I want to find a basis $\mathbb{B}$ for $P_2$ such that
${p}_\mathbb{B}$ = $ \begin{bmatrix} p(0) \\ p'(0) \\ p''(2)/2 \end {bmatrix}$
are the coordinates for a second degree polynome $p$.
Since $p(0) = a$, $p'(0) = b$ and $p''(0)/2 = c$, I wonder if my basis is correct: (I assumed $P_2 = a+bx+cx^2$)
$\mathbb{B} = \begin{bmatrix} 1 \\ 0 \\ 0 \end {bmatrix} \begin{bmatrix} 0 \\ 1 \\ 0 \end {bmatrix} \begin{bmatrix} 0 \\ 0 \\ 1 \end {bmatrix}$
Because $a*\begin{bmatrix} 1 \\ 0 \\ 0 \end {bmatrix} +b\begin{bmatrix} 0 \\ 1 \\ 0 \end {bmatrix} + c\begin{bmatrix} 0 \\ 0 \\ 1 \end {bmatrix} = \begin{bmatrix} a \\ b \\ c \end {bmatrix}$ which indeed is the result that I wanted. The derivates are kind of confusing though, I'm not sure if I've done this correctly.
Edit: Thanks for awarding me with the best answer, but I think the explanation was not perfect, so I found a better way. If you still like the old explanation better, then you can take a look at the "Edit History".
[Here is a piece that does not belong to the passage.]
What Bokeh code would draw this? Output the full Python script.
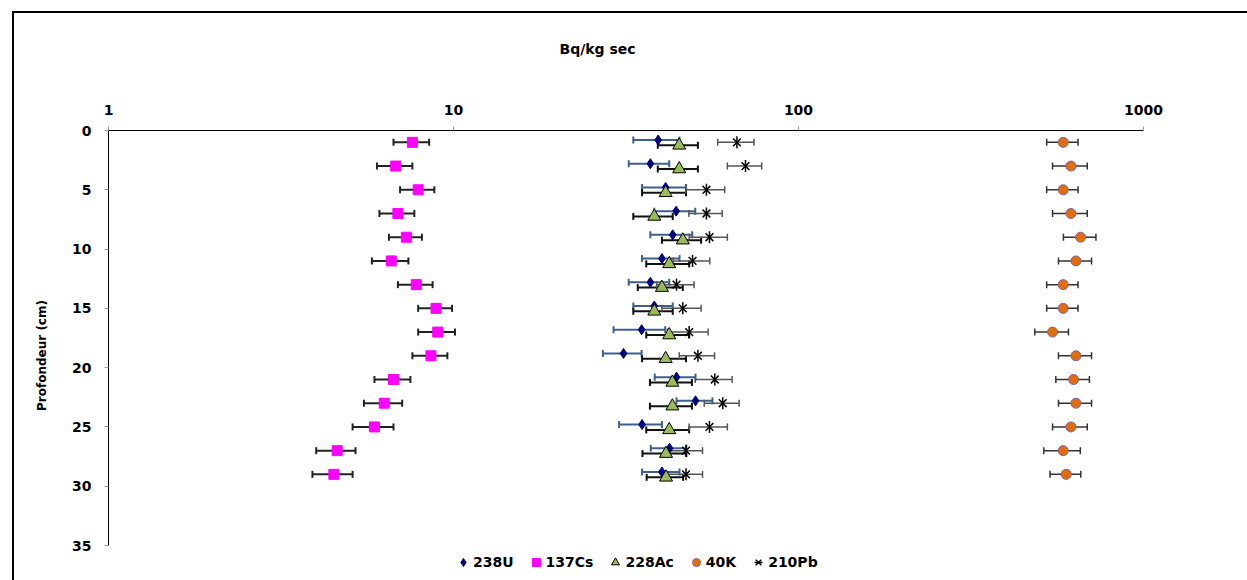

Our goal is it to find a basis of $P_2$ such that $$p_\mathbb{B} = \begin{bmatrix} p(0) \\ p'(0) \\ p''(0)/2 \end{bmatrix} $$
for every element $p$ in $P_2$.
Let $p = a + bx + cx^2$ an arbitrary element with coefficients $a,b,c$. Since you have already shown us that $p(0)=a$, $p'(0) = b$ and $p''(0)/2 = c$, this means that we must find a basis $\mathbb{B}$ such that $$p_\mathbb{B} = \begin{bmatrix} a \\ b \\ c \end{bmatrix}. $$
If we look at the standard basis $\mathbb{E} = \{ 1, x, x^2 \}$, we observe that
$$p_\mathbb{E} = \begin{bmatrix} a \\ b \\ c \end{bmatrix},$$
so $\mathbb{E}$ is a basis of $P_2$ which satisfy your condition.
We can also show that this is the only basis which satisfy this condition: We notice that $$ p_\mathbb{B} = p_\mathbb{E} = T(\mathbb{B},\mathbb{E}) p_\mathbb{B} $$ where $T(\mathbb{B},\mathbb{E})$ denotes the basis change matrix from $\mathbb{B}$ to $\mathbb{E}$. But since $T(\mathbb{B},\mathbb{E})$ is invertible, we see that $T(\mathbb{B},\mathbb{E})$ must be the identity matrix which is equivalent to $\mathbb{B} = \mathbb{E}$.